There have been calls from Democrats in both the House and the Senate to form an independent commission to investigate the oil disaster. The government has already got an investigation underway.
The government’s main effort to get at the root causes of the April 20 oil rig explosion and spill is led by a six-member Board of Inquiry that has been holding hearings this week in Kenner, La. ...
... While federal agencies often investigate accidents in areas they regulate, experts in fields like airline and nuclear safety say that in a major disaster, such an inquiry cannot objectively size up government missteps.
The Coast Guard and the minerals service “have a vested interest in how this comes out, in terms of what it does to their reputation and perhaps their own future,” said Steven B. Wallace, an aviation safety consultant.
“This is such a colossal event, with such economic and social impact, that perhaps it would be appropriate to look at a commission of unimpeachable credentials, more unimpeachable for their integrity than their technical expertise,” he said.
Representative James L. Oberstar, chairman of the House Transportation and Infrastructure Committee, expressed a similar view of the Board of Inquiry’s role. “There has to be something else,” he said. “On the face of it, this does not appear to be appropriate.”
Of course not! The government inquiry already underway in Louisiana is "required by law." And it may well help. But an independent inquiry would give more confidence to those of us who, one way or another, will pay for the huge spill.

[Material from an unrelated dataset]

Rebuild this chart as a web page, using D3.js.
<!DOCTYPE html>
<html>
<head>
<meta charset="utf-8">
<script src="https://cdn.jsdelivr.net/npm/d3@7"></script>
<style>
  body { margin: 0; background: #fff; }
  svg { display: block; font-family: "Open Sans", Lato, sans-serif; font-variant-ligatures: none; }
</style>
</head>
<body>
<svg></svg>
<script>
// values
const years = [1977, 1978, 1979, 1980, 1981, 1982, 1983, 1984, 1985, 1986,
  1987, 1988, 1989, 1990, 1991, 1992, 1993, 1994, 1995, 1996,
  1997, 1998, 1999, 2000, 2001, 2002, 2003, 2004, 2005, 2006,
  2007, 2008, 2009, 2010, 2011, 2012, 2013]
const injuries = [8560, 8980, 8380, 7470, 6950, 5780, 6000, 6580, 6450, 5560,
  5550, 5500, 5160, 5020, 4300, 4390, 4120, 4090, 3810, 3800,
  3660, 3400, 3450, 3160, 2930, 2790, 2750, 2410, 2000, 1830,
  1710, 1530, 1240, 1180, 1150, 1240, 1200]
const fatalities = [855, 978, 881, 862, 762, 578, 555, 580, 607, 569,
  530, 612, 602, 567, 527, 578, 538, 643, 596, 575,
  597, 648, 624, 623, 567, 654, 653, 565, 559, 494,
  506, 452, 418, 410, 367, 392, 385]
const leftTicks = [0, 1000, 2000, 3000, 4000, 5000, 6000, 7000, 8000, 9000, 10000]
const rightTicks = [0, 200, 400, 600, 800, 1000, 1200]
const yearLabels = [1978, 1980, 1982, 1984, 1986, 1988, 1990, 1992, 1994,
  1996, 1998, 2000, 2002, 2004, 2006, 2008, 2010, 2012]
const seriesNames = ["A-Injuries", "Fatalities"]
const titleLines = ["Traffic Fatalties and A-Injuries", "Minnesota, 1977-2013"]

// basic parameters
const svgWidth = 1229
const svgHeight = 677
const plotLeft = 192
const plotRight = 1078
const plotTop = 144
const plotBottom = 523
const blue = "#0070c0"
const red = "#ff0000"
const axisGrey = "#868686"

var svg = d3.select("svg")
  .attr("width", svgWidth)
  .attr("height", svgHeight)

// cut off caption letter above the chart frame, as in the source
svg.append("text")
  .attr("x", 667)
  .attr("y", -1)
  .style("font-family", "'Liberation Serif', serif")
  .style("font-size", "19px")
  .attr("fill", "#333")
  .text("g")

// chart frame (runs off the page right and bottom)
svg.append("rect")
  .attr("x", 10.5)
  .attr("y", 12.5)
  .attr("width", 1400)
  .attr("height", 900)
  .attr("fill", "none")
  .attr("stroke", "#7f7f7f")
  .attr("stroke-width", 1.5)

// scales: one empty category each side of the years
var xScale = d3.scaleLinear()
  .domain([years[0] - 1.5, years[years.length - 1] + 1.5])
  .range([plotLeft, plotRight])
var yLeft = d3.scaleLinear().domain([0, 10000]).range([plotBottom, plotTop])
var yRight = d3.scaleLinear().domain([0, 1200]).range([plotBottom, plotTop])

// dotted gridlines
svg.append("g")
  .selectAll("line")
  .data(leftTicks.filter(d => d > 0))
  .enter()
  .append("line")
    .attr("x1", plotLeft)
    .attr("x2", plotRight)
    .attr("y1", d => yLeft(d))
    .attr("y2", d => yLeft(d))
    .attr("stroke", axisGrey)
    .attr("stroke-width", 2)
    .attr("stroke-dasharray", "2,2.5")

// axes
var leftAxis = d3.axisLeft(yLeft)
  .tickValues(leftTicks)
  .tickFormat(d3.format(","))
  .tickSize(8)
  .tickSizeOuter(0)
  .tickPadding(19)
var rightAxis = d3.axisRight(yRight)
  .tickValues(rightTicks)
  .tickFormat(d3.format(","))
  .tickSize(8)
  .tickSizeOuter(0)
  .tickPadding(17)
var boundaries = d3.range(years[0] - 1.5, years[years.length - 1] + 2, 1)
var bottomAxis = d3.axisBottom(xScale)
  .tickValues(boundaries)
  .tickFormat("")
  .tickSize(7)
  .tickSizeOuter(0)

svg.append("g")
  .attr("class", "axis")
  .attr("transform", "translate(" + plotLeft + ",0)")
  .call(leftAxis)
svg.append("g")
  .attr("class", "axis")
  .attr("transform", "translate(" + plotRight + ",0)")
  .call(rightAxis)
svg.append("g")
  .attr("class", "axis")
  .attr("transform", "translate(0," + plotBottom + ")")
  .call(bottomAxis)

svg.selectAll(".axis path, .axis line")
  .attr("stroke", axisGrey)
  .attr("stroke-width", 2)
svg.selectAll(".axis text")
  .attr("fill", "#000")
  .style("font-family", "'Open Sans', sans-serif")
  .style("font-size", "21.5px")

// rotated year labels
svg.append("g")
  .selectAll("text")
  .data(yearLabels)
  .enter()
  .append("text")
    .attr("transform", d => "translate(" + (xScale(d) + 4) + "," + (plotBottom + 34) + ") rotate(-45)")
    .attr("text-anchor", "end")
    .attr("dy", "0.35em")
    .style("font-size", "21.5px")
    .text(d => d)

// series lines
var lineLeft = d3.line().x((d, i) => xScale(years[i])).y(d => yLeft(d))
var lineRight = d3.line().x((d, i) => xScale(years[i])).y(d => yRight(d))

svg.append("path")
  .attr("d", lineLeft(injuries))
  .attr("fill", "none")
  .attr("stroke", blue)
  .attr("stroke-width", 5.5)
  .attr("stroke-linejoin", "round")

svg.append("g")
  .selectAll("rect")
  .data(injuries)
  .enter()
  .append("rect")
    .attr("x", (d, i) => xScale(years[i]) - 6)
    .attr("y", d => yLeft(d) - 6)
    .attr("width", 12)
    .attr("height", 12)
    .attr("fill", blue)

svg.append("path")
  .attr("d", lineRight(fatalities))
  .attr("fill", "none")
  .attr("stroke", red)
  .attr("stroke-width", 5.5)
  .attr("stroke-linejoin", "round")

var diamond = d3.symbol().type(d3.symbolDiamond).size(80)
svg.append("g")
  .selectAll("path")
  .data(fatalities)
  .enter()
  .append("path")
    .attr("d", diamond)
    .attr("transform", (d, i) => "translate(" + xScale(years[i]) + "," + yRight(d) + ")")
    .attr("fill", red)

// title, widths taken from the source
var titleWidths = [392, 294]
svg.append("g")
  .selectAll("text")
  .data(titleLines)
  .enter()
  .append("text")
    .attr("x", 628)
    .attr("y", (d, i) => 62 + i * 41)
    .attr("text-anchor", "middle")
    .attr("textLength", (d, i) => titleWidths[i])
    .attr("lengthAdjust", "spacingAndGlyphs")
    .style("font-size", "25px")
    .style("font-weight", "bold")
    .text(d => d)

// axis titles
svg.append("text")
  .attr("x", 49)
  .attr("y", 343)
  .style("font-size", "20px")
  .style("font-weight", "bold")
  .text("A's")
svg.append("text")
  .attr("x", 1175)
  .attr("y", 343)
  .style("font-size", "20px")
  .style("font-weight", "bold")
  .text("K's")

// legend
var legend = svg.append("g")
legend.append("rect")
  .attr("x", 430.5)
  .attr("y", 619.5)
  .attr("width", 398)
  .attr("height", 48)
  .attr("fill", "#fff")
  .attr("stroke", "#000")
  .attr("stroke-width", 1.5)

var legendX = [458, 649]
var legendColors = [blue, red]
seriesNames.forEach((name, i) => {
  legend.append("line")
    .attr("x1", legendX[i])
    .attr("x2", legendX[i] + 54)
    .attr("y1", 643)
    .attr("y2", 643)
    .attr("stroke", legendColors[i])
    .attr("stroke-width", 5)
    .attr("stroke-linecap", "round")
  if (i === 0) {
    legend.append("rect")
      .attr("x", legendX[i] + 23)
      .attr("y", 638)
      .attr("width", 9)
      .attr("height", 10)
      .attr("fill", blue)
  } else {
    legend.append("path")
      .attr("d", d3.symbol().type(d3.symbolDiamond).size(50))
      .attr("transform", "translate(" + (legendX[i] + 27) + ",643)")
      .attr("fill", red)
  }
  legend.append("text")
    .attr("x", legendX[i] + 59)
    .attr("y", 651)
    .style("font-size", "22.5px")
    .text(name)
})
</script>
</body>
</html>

As the New York Times reports notes: "...Experts with long experience in investigating accidents are echoing their calls, saying that however honest or well-intentioned each internal investigator may be, no agency can effectively judge its own role in contributing to an accident."
A senior Congressional investigator who asked not to be named because his committee does not have jurisdiction over oil spills said the BP case cried out for an independent investigator for yet another reason. “Somebody ought to be freezing the evidence right now,” he said.